Day 65: Profiling CUDA performance

Today’s new thing was spending a bit of time profiling the behavior of the CUDA cores when it comes to manipulating vectors.

Getting started with CUDA

As with any new platform being used on a machine you don’t use very often, most of the day was spent updating the machine, reading up about CUDA, getting the libraries installed. And because I can, finding a managed wrapper so I can use CUDA from C# and F#. Luckily such a library exists, in the form of the well-maintained managedCuda project (get it from GitHub).

The results were nothing short of staggering. For the first test, once I managed to work out how to write a CUDA kernel, we just did some simple vector addition.

CUDA: Run #1

For vectors with 50,000 random elements, CUDA was five times faster than plain old C#. It gets more interesting though. Try it with 500,000 elements, and the CUDA code performs twenty times faster than C#.

CUDA: Run #2

You can guess where this is going: how about 5,000,000?

The data in the table below is for 10,000 iterations of adding two random float vectors of length N, averaged over 20 runs.

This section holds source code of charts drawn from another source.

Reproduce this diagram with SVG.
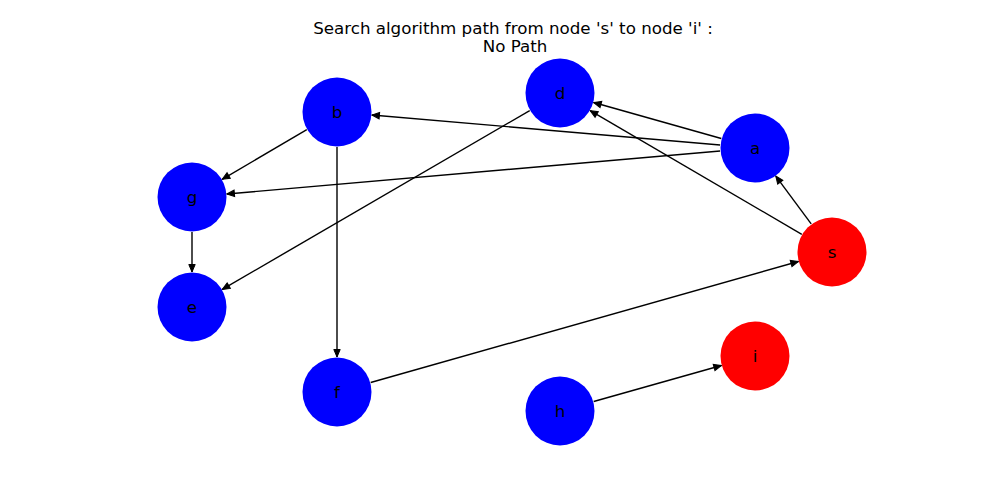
<svg xmlns="http://www.w3.org/2000/svg" width="1000" height="500" viewBox="0 0 1000 500">
<style>
.edge{stroke:#000;stroke-width:1.4;fill:none;marker-end:url(#ah)}
.blue{fill:#0000ff}
.red{fill:#ff0000}
.lbl{font-family:"DejaVu Sans",sans-serif;font-size:16.7px;fill:#000;text-anchor:middle;dominant-baseline:central}
.title{font-family:"DejaVu Sans",sans-serif;font-size:16.7px;fill:#000;text-anchor:middle}
</style>
<defs>
<marker id="ah" markerUnits="userSpaceOnUse" markerWidth="12" markerHeight="10" viewBox="-9 -5 10 10" refX="0" refY="0" orient="auto">
<path d="M0,0 L-7.5,-3.2 L-7.5,3.2 Z" fill="#000" stroke="#000" stroke-width="1" stroke-linejoin="miter"/>
</marker>
</defs>
<rect width="1000" height="500" fill="#fff"/>
<text class="title" x="513" y="34">Search algorithm path from node 's' to node 'i' :</text>
<text class="title" x="515" y="52">No Path</text>
<g id="edges">
<line class="edge" x1="720.1" y1="145.0" x2="371.9" y2="115.0"/>
<line class="edge" x1="721.3" y1="138.5" x2="593.7" y2="102.5"/>
<line class="edge" x1="720.1" y1="151.0" x2="226.9" y2="194.0"/>
<line class="edge" x1="811.2" y1="223.9" x2="775.8" y2="176.1"/>
<line class="edge" x1="801.8" y1="234.3" x2="590.2" y2="110.7"/>
<line class="edge" x1="306.8" y1="129.7" x2="222.2" y2="179.3"/>
<line class="edge" x1="337" y1="147" x2="337" y2="357"/>
<line class="edge" x1="529.7" y1="110.6" x2="222.3" y2="289.4"/>
<line class="edge" x1="192" y1="232" x2="192" y2="272"/>
<line class="edge" x1="370.7" y1="382.5" x2="798.3" y2="261.5"/>
<line class="edge" x1="593.7" y1="401.5" x2="721.3" y2="365.5"/>
</g>
<g id="node-b"><circle class="blue" cx="337" cy="112" r="34.5"/><text class="lbl" x="337" y="112">b</text></g>
<g id="node-d"><circle class="blue" cx="560" cy="93" r="34.5"/><text class="lbl" x="560" y="93">d</text></g>
<g id="node-a"><circle class="blue" cx="755" cy="148" r="34.5"/><text class="lbl" x="755" y="148">a</text></g>
<g id="node-g"><circle class="blue" cx="192" cy="197" r="34.5"/><text class="lbl" x="192" y="197">g</text></g>
<g id="node-s"><circle class="red" cx="832" cy="252" r="34.5"/><text class="lbl" x="832" y="252">s</text></g>
<g id="node-e"><circle class="blue" cx="192" cy="307" r="34.5"/><text class="lbl" x="192" y="307">e</text></g>
<g id="node-i"><circle class="red" cx="755" cy="356" r="34.5"/><text class="lbl" x="755" y="356">i</text></g>
<g id="node-f"><circle class="blue" cx="337" cy="392" r="34.5"/><text class="lbl" x="337" y="392">f</text></g>
<g id="node-h"><circle class="blue" cx="560" cy="411" r="34.5"/><text class="lbl" x="560" y="411">h</text></g>
</svg>
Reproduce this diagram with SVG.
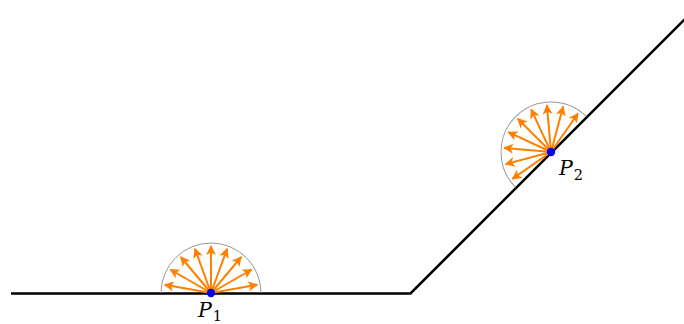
<svg xmlns="http://www.w3.org/2000/svg" width="684" height="324" viewBox="0 0 684 324">
<style>
.ray{stroke:#ff8000;stroke-width:2;fill:none;marker-end:url(#ah)}
.arc{stroke:#999;stroke-width:1;fill:none}
.dot{fill:#0000ff}
.lbl{font-family:"DejaVu Serif","Liberation Serif",serif;font-style:italic;font-size:20.5px;fill:#000}
.sub{font-style:normal;font-size:14.5px}
</style>
<defs>
<marker id="ah" viewBox="0 0 10 10" refX="9" refY="5" markerWidth="5" markerHeight="5" orient="auto" markerUnits="strokeWidth">
<path d="M0,0 L10,5 L0,10 L2.5,5 Z" fill="#ff8000"/>
</marker>
<g id="fan">
<path class="arc" d="M50,0 A50,50 0 0 0 -50,0"/>
<line class="ray" x1="0" y1="0" x2="46.3" y2="-8.2"/>
<line class="ray" x1="0" y1="0" x2="40.7" y2="-23.5"/>
<line class="ray" x1="0" y1="0" x2="30.2" y2="-36"/>
<line class="ray" x1="0" y1="0" x2="16.1" y2="-44.2"/>
<line class="ray" x1="0" y1="0" x2="0" y2="-47"/>
<line class="ray" x1="0" y1="0" x2="-16.1" y2="-44.2"/>
<line class="ray" x1="0" y1="0" x2="-30.2" y2="-36"/>
<line class="ray" x1="0" y1="0" x2="-40.7" y2="-23.5"/>
<line class="ray" x1="0" y1="0" x2="-46.3" y2="-8.2"/>
</g>
</defs>
<g id="connectors">
<polyline points="11,293.5 410.5,293.5 685,19" fill="none" stroke="#000" stroke-width="2.6"/>
</g>
<g id="P1">
<use href="#fan" transform="translate(211,293)"/>
<circle class="dot" cx="211" cy="293" r="4.2"/>
<text class="lbl" x="198" y="316.5">P<tspan class="sub" dx="1" dy="4">1</tspan></text>
</g>
<g id="P2">
<use href="#fan" transform="translate(551,152) rotate(-45)"/>
<circle class="dot" cx="551" cy="152" r="4.2"/>
<text class="lbl" x="559" y="175">P<tspan class="sub" dx="1" dy="5">2</tspan></text>
</g>
</svg>
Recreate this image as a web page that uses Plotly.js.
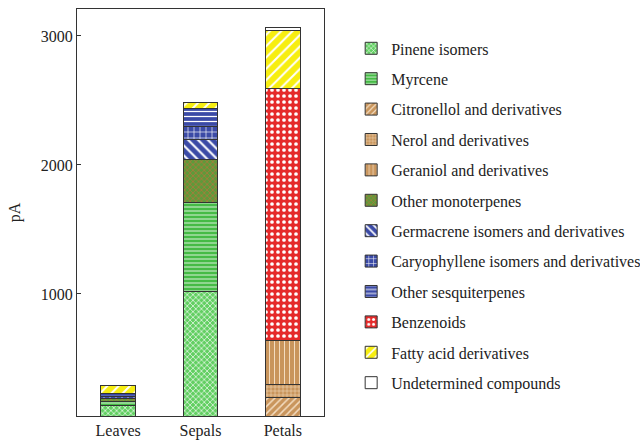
<!DOCTYPE html>
<html><head><meta charset="utf-8">
<script src="https://cdn.plot.ly/plotly-3.0.1.min.js"></script>
<style>html,body{margin:0;padding:0;background:#fff}#chart{width:640px;height:441px}</style>
</head><body><div id="chart"></div>
<script>
const categories = ['Leaves', 'Sepals', 'Petals'];
const seriesNames = ['Pinene isomers', 'Myrcene', 'Citronellol and derivatives', 'Nerol and derivatives',
  'Geraniol and derivatives', 'Other monoterpenes', 'Germacrene isomers and derivatives',
  'Caryophyllene isomers and derivatives', 'Other sesquiterpenes', 'Benzenoids',
  'Fatty acid derivatives', 'Undetermined compounds'];
const pinene = [134, 1018, null];
const myrcene = [34, 690, null];
const citronellol = [null, null, 199];
const nerol = [null, null, 101];
const geraniol = [null, null, 338];
const otherMono = [18, 331, null];
const germacrene = [null, 160, null];
const caryophyllene = [22, 103, null];
const otherSesqui = [22, 134, null];
const benzenoids = [null, null, 1951];
const fattyAcid = [59, 47, 452];
const undetermined = [null, null, 26];
const yTickVals = [1000, 2000, 3000];

const seriesValues = [pinene, myrcene, citronellol, nerol, geraniol, otherMono, germacrene,
  caryophyllene, otherSesqui, benzenoids, fattyAcid, undetermined];
const styles = [
  {bg: '#62cf62', fg: '#ffffff', shape: 'x', size: 4, sol: 0.3},
  {bg: '#45bb45', fg: '#ffffff', shape: '-', size: 4, sol: 0.2},
  {bg: '#c9955c', fg: '#f3dcc0', shape: '/', size: 5, sol: 0.3},
  {bg: '#c9955c', fg: '#f3dcc0', shape: '+', size: 4, sol: 0.25},
  {bg: '#c9955c', fg: '#f3dcc0', shape: '|', size: 5, sol: 0.2},
  {bg: '#5e9a3a', fg: '#c0703a', shape: 'x', size: 4, sol: 0.3},
  {bg: '#3b4aa6', fg: '#ffffff', shape: '\\', size: 7, sol: 0.3},
  {bg: '#3b4aa6', fg: '#ffffff', shape: '+', size: 6, sol: 0.2},
  {bg: '#3b4aa6', fg: '#ffffff', shape: '-', size: 5, sol: 0.25},
  {bg: '#e52a2a', fg: '#ffffff', shape: '.', size: 6, sol: 0.3},
  {bg: '#f7ee10', fg: '#ffffff', shape: '/', size: 8, sol: 0.25},
  {bg: '#ffffff', fg: '#ffffff', shape: '', size: 6, sol: 0.2}
];

const traces = seriesNames.map((name, i) => ({
  type: 'bar', name: name, x: categories, y: seriesValues[i],
  legendgroup: 'g' + i,
  marker: {
    color: styles[i].bg,
    line: {color: '#333333', width: 1},
    pattern: {shape: styles[i].shape, bgcolor: styles[i].bg, fgcolor: styles[i].fg,
      fgopacity: 1, size: styles[i].size, solidity: styles[i].sol, fillmode: 'overlay'}
  },
  hoverinfo: 'skip'
}));

const font = {family: 'Liberation Serif, Times New Roman, serif', size: 16, color: '#222'};
const layout = {
  width: 640, height: 441,
  margin: {l: 77, r: 316, t: 9, b: 25, autoexpand: false},
  paper_bgcolor: '#fff', plot_bgcolor: '#fff',
  font: font,
  barmode: 'stack', bargap: 0.58,
  showlegend: true,
  legend: {x: 1.11, xanchor: 'left', y: 0.945, yanchor: 'top', traceorder: 'grouped',
    tracegroupgap: 6.6, font: {family: font.family, size: 16, color: '#222'}, bgcolor: 'rgba(0,0,0,0)'},
  xaxis: {showline: true, mirror: true, linecolor: '#333', linewidth: 1, ticks: '',
    tickfont: font, showgrid: false, zeroline: false},
  yaxis: {range: [54, 3209], showline: true, mirror: true, linecolor: '#333', linewidth: 1,
    ticks: 'inside', ticklen: 4, tickcolor: '#333', tickvals: yTickVals, tickfont: font,
    showgrid: false, zeroline: false,
    title: {text: 'pA', font: font, standoff: 16}}
};
Plotly.newPlot('chart', traces, layout, {displayModeBar: false, staticPlot: true});
</script></body></html>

You can spot the pattern right? While the time taken for  addition in C# increases linearly with the number of elements, the CUDA calculations don’t.

Vector length N C# (ms) CUDA (ms)
50,000 2585 559
500,000 21584 1298
5,000,000 214321 8738

What’s next

Now, to get even larger vectors tested on my machine with the test code I wrote i not really possible, since I only have 32GB of system RAM available, and if I start paging (even with the silly M2 drive) performance will be much more bound to IO than the GPU/CPU comparison.

I realize none of the above is particularly complex, but, it is interesting and very new. And it is tempting me to take a project I was working on a few years ago, and swapping out the core logic (it had lots of cosine similarity calculations) and seeing how it would perform with CUDA. It is fun though, and I’m pleasantly surprised at how well documented all of this space is. It took a lot less time than I would have expected.

Hey, were are the missing days?

I’ve been busy at work, travelling and doing the new things. Not to forget avoiding getting mauled by my mini-lions. This means I haven’t been able to find the time to write the posts in time for a week or so. I’ll post this one today, and back-fill as quickly as I can during the week.